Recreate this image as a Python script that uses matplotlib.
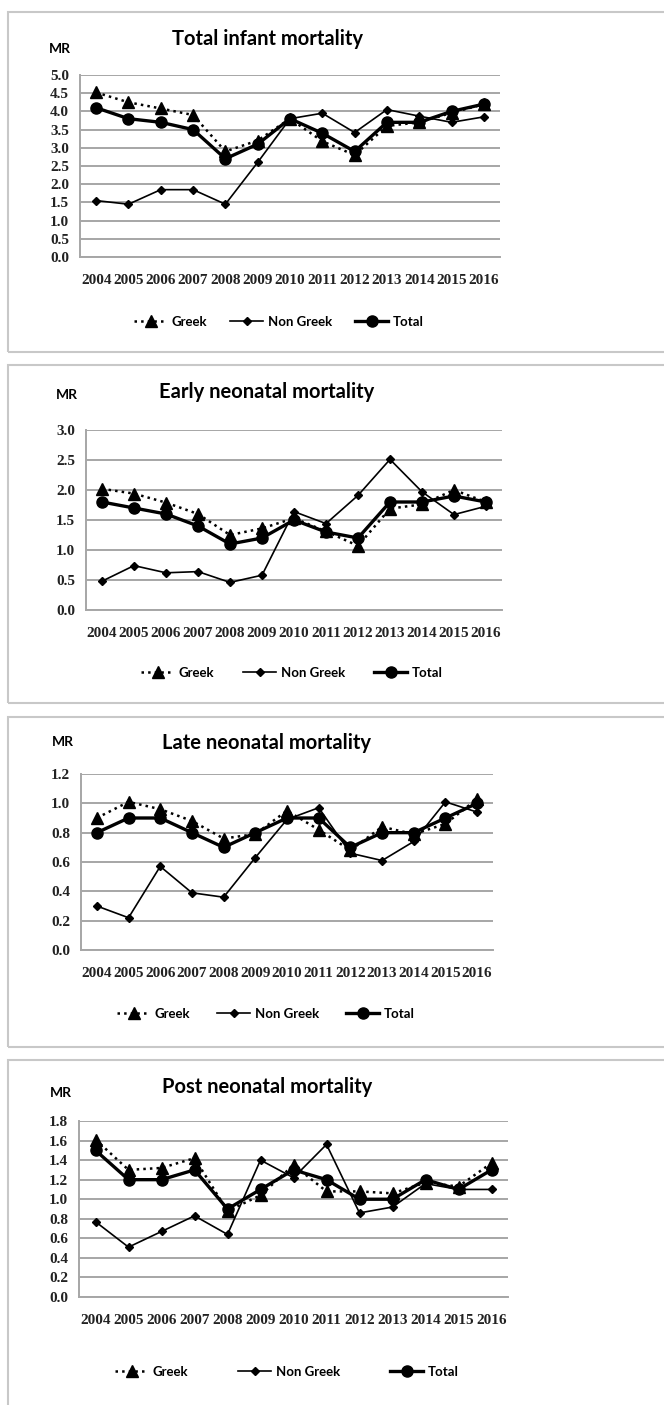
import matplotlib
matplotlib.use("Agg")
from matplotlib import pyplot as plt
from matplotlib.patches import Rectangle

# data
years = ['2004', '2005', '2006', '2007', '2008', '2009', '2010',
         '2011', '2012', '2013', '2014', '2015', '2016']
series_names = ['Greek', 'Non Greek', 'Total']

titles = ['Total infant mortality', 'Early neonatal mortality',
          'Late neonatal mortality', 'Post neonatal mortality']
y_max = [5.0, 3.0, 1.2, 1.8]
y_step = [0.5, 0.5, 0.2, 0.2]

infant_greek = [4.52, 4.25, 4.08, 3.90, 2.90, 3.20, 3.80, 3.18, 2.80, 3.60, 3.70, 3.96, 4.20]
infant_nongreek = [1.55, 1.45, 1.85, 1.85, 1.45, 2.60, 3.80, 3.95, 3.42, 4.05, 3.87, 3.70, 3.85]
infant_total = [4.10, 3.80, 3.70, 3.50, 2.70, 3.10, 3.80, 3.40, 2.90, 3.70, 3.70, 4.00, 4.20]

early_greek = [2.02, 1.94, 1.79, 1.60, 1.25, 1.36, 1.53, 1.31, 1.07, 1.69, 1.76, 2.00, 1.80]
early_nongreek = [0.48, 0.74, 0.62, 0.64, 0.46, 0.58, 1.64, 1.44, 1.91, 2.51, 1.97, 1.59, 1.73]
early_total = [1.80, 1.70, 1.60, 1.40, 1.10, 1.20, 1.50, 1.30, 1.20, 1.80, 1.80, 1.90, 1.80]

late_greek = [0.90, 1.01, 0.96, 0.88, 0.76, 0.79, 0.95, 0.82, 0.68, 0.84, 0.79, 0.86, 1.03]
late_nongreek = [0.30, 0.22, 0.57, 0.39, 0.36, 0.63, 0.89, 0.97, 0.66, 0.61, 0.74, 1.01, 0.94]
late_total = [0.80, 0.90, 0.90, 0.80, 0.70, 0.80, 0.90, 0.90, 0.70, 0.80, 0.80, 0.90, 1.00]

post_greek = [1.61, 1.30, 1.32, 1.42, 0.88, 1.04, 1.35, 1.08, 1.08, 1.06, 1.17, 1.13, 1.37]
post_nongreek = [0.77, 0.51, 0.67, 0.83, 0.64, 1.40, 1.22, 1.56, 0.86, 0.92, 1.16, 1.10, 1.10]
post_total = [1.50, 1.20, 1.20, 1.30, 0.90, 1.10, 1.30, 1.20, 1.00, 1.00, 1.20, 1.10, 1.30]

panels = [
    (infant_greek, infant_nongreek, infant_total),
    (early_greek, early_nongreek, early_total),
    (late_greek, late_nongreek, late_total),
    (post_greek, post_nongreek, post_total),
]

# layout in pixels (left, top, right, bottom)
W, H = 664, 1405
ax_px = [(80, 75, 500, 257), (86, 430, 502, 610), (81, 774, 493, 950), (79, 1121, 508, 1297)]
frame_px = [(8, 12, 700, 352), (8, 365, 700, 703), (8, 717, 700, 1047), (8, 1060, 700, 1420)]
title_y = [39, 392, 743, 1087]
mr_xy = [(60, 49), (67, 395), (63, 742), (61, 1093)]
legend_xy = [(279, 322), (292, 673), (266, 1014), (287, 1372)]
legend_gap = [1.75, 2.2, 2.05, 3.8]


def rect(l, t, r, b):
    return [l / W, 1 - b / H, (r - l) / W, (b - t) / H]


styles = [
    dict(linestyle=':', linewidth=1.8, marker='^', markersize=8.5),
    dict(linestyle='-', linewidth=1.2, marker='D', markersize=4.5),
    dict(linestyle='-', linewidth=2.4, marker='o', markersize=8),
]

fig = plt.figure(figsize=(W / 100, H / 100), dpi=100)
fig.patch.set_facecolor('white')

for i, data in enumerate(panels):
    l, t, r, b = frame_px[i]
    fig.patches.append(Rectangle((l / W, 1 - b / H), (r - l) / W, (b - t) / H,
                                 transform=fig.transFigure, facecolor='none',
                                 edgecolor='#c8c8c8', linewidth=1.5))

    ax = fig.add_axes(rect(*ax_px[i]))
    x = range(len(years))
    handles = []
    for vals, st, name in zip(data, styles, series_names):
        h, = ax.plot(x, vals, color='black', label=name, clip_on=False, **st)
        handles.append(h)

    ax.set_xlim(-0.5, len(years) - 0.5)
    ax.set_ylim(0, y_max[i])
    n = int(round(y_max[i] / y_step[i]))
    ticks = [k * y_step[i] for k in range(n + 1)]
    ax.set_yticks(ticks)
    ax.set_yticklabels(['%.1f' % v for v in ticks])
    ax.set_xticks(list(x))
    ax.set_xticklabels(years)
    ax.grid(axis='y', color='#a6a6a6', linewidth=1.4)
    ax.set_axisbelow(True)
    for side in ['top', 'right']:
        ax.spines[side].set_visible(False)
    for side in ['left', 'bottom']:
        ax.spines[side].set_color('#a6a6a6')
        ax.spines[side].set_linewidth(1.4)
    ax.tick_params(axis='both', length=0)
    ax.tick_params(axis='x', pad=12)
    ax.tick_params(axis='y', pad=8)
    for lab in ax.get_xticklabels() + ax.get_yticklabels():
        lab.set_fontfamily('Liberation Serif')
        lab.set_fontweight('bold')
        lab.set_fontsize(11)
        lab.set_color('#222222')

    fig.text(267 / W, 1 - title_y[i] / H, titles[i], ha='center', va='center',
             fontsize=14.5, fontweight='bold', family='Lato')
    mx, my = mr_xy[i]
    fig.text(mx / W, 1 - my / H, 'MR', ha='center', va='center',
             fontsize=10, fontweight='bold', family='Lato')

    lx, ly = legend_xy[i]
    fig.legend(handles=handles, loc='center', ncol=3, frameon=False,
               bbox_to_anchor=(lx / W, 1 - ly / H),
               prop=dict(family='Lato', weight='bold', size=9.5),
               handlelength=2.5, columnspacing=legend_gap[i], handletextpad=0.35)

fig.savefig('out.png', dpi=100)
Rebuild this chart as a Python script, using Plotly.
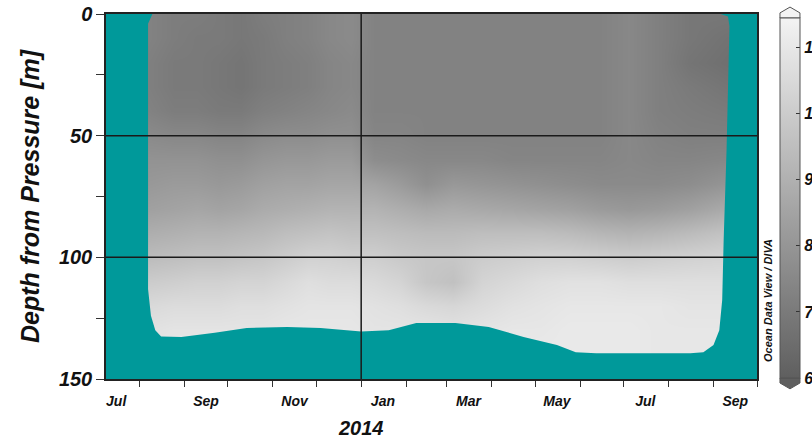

◆ **What to produce**: Return the material line for line, from its beginning to the line that contains "y_step = [0.5, 0.5, 0.2, 0.2]", with the pictures left out.

◆ **Complete response**:
Recreate this image as a Python script that uses matplotlib.
import matplotlib
matplotlib.use("Agg")
from matplotlib import pyplot as plt
from matplotlib.patches import Rectangle

# data
years = ['2004', '2005', '2006', '2007', '2008', '2009', '2010',
         '2011', '2012', '2013', '2014', '2015', '2016']
series_names = ['Greek', 'Non Greek', 'Total']

titles = ['Total infant mortality', 'Early neonatal mortality',
          'Late neonatal mortality', 'Post neonatal mortality']
y_max = [5.0, 3.0, 1.2, 1.8]
y_step = [0.5, 0.5, 0.2, 0.2]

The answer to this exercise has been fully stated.